## To be done
Every line below that holds the string "Output" should be copied out.

----------

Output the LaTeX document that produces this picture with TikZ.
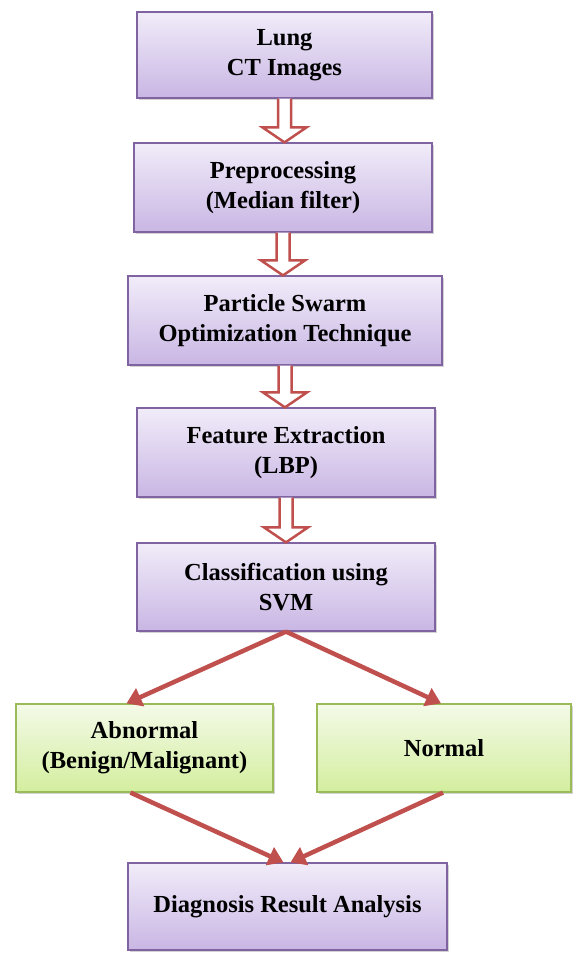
\documentclass[tikz,border=0pt]{standalone}
\usepackage{fontspec}
\setmainfont{Liberation Serif}
\usetikzlibrary{arrows.meta,calc,shadows}

\definecolor{boxline}{HTML}{8064A2}
\definecolor{boxtop}{HTML}{F1ECF9}
\definecolor{boxbot}{HTML}{C9B6E4}
\definecolor{leafline}{HTML}{9BBB59}
\definecolor{leaftop}{HTML}{F4FAE8}
\definecolor{leafbot}{HTML}{D3EE9E}
\definecolor{arrowred}{HTML}{C0504D}

% hollow block arrow between two stacked boxes
\newcommand{\hollowarrow}[2]{%
  \filldraw[hollow] let \p1=(#1.south), \p2=(#2.north) in
    (\x1-6.5pt,\y1) -- (\x1-6.5pt,\y2+15pt) -- (\x1-22pt,\y2+15pt) -- (\x1,\y2)
    -- (\x1+22pt,\y2+15pt) -- (\x1+6.5pt,\y2+15pt) -- (\x1+6.5pt,\y1);}

\begin{document}
\begin{tikzpicture}[x=1pt,y=1pt,
    stepbox/.style={draw=boxline, line width=1.2pt, top color=boxtop, bottom color=boxbot,
      drop shadow={shadow xshift=2pt, shadow yshift=-2.5pt, opacity=0.35},
      align=center, font=\fontsize{24.5}{30}\selectfont\bfseries},
    leafbox/.style={stepbox, draw=leafline, top color=leaftop, bottom color=leafbot},
    hollow/.style={draw=arrowred, fill=white, line width=2.5pt, line join=miter},
    link/.style={draw=arrowred, line width=4.5pt, -{Triangle[length=15pt,width=19pt]}}]
    \useasboundingbox (0,0) rectangle (573,953);

    % Pipeline boxes
    \node[stepbox, minimum width=295pt, minimum height=86pt] (lung) at (284.5,898) {Lung\\CT Images};
    \node[stepbox, minimum width=298pt, minimum height=89pt] (prep) at (283,765.5) {Preprocessing\\(Median filter)};
    \node[stepbox, minimum width=314pt, minimum height=89pt] (pso) at (285,632.5) {Particle Swarm\\Optimization Technique};
    \node[stepbox, minimum width=298pt, minimum height=89pt] (feat) at (286,500.5) {Feature Extraction\\(LBP)};
    \node[stepbox, minimum width=298pt, minimum height=88pt] (svm) at (286,366) {Classification using\\SVM};

    % Outcomes
    \node[leafbox, minimum width=257pt, minimum height=88pt] (abn) at (144.5,205) {Abnormal\\(Benign/Malignant)};
    \node[leafbox, minimum width=254pt, minimum height=88pt] (norm) at (444,205) {Normal};

    % Result
    \node[stepbox, minimum width=319pt, minimum height=87pt] (diag) at (287.5,46.5) {Diagnosis Result Analysis};

    % Hollow arrows down the pipeline
    \hollowarrow{lung}{prep}
    \hollowarrow{prep}{pso}
    \hollowarrow{pso}{feat}
    \hollowarrow{feat}{svm}

    % Branching arrows
    \draw[link] (svm.south) -- ([xshift=-18pt]abn.north);
    \draw[link] (svm.south) -- ([xshift=-3pt]norm.north);
    \draw[link] ([xshift=-14pt]abn.south) -- ([xshift=-4pt]diag.north);
    \draw[link] ([xshift=-1pt]norm.south) -- ([xshift=3pt]diag.north);
\end{tikzpicture}
\end{document}
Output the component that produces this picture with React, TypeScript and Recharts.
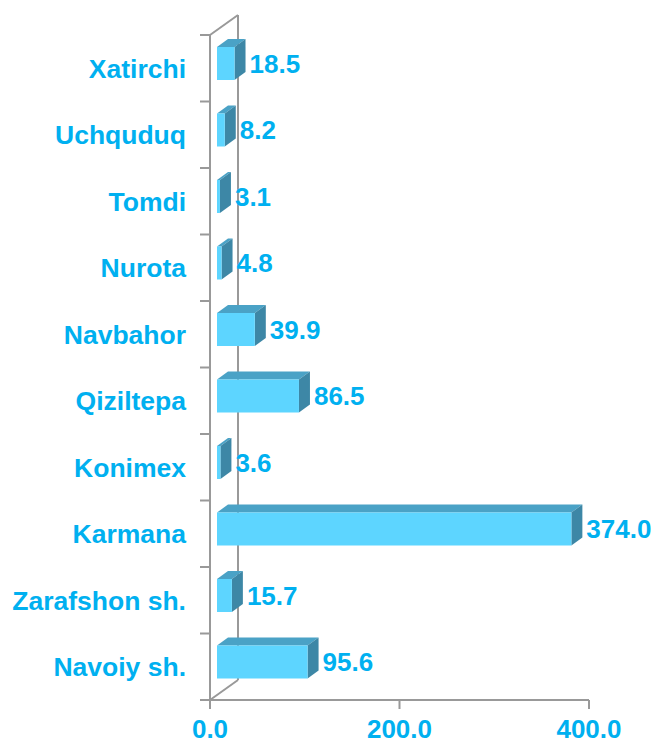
import React from 'react';
import { BarChart, Bar, XAxis, YAxis, LabelList } from 'recharts';

const districts = ['Xatirchi', 'Uchquduq', 'Tomdi', 'Nurota', 'Navbahor', 'Qiziltepa', 'Konimex', 'Karmana', 'Zarafshon sh.', 'Navoiy sh.'];
const amounts = [18.5, 8.2, 3.1, 4.8, 39.9, 86.5, 3.6, 374.0, 15.7, 95.6];
const xTicks = [0, 200, 400];

const data = districts.map((name, i) => ({ name, value: amounts[i] }));

const W = 651;
const H = 736;
const M = { top: 27, right: 70, left: 0, bottom: 0 };
const Y_W = 202;
const X_H = 44;
const plotLeft = M.left + Y_W;
const plotTop = M.top;
const plotBottom = H - M.bottom - X_H;
const band = (plotBottom - plotTop) / districts.length;

// 3D depth offsets
const WALL_DX = 28;
const WALL_DY = 20;
const SHIFT_X = 7;
const SHIFT_Y = 5;
const DEPTH_X = 11;
const DEPTH_Y = 8;

const BLUE = '#00B0F0';
const GRID = '#999999';
const FONT = '"Liberation Sans", Arial, sans-serif';
const FS = 26;
const CAT_FS = 26.5;

const Bar3D = (props: any) => {
  const { x, y, width, height } = props;
  const fx = x + SHIFT_X;
  const fy = y - SHIFT_Y;
  const w = Math.max(width, 0);
  return (
    <g>
      <polygon
        points={`${fx},${fy} ${fx + DEPTH_X},${fy - DEPTH_Y} ${fx + w + DEPTH_X},${fy - DEPTH_Y} ${fx + w},${fy}`}
        fill="#4AA2C6"
      />
      <polygon
        points={`${fx + w},${fy} ${fx + w + DEPTH_X},${fy - DEPTH_Y} ${fx + w + DEPTH_X},${fy + height - DEPTH_Y} ${fx + w},${fy + height}`}
        fill="#3D87A6"
      />
      <rect x={fx} y={fy} width={w} height={height} fill="#5DD5FF" />
    </g>
  );
};

const ValueLabel = (props: any) => {
  const { x, y, width, height, value } = props;
  return (
    <text
      x={x + width + SHIFT_X + DEPTH_X + 4}
      y={y - SHIFT_Y + height / 2}
      dy="0.36em"
      fill={BLUE}
      fontSize={FS}
      fontWeight="bold"
      fontFamily={FONT}
    >
      {Number(value).toFixed(1)}
    </text>
  );
};

const CategoryTick = (props: any) => {
  const { y, payload, index } = props;
  return (
    <g>
      <line x1={plotLeft - 10} x2={plotLeft} y1={y - band / 2} y2={y - band / 2} stroke={GRID} strokeWidth={2} />
      {index === districts.length - 1 && (
        <line x1={plotLeft - 10} x2={plotLeft} y1={y + band / 2} y2={y + band / 2} stroke={GRID} strokeWidth={2} />
      )}
      <text
        x={plotLeft - 24}
        y={y}
        dy="0.36em"
        textAnchor="end"
        fill={BLUE}
        fontSize={CAT_FS}
        fontWeight="bold"
        fontFamily={FONT}
      >
        {payload.value}
      </text>
    </g>
  );
};

const BackWall = () => (
  <svg width={W} height={H} style={{ position: 'absolute', left: 0, top: 0 }}>
    <line x1={plotLeft} y1={plotTop} x2={plotLeft + WALL_DX} y2={plotTop - WALL_DY} stroke={GRID} strokeWidth={2} />
    <line x1={plotLeft + WALL_DX} y1={plotTop - WALL_DY} x2={plotLeft + WALL_DX} y2={plotBottom - WALL_DY} stroke={GRID} strokeWidth={2} />
    <line x1={plotLeft} y1={plotBottom} x2={plotLeft + WALL_DX} y2={plotBottom - WALL_DY} stroke={GRID} strokeWidth={2} />
  </svg>
);

export default function App() {
  return (
    <div style={{ position: 'relative', width: W, height: H }}>
      <BackWall />
      <BarChart width={W} height={H} data={data} layout="vertical" margin={M}>
        <XAxis
          type="number"
          domain={[0, 400]}
          ticks={xTicks}
          height={X_H}
          tickFormatter={(v: number) => v.toFixed(1)}
          axisLine={{ stroke: GRID, strokeWidth: 2 }}
          tickLine={{ stroke: GRID, strokeWidth: 2 }}
          tickSize={9}
          tickMargin={11}
          tick={{ fill: BLUE, fontSize: FS, fontWeight: 'bold', fontFamily: FONT }}
        />
        <YAxis
          type="category"
          dataKey="name"
          width={Y_W}
          axisLine={{ stroke: GRID, strokeWidth: 2 }}
          tickLine={false}
          tick={<CategoryTick />}
          interval={0}
        />
        <Bar dataKey="value" barSize={33} shape={<Bar3D />} isAnimationActive={false}>
          <LabelList dataKey="value" content={<ValueLabel />} />
        </Bar>
      </BarChart>
    </div>
  );
}
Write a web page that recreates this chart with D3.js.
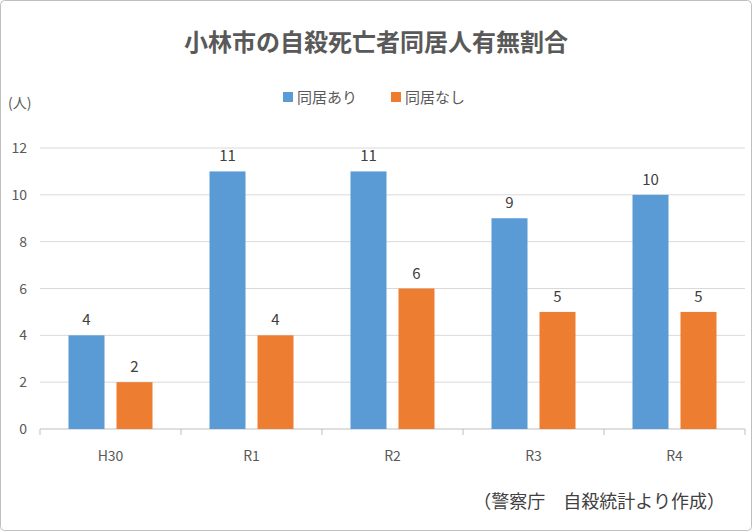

----------

## Written response
Output the LaTeX document that produces this picture with TikZ.
Output the component that produces this picture with React, TypeScript and Recharts.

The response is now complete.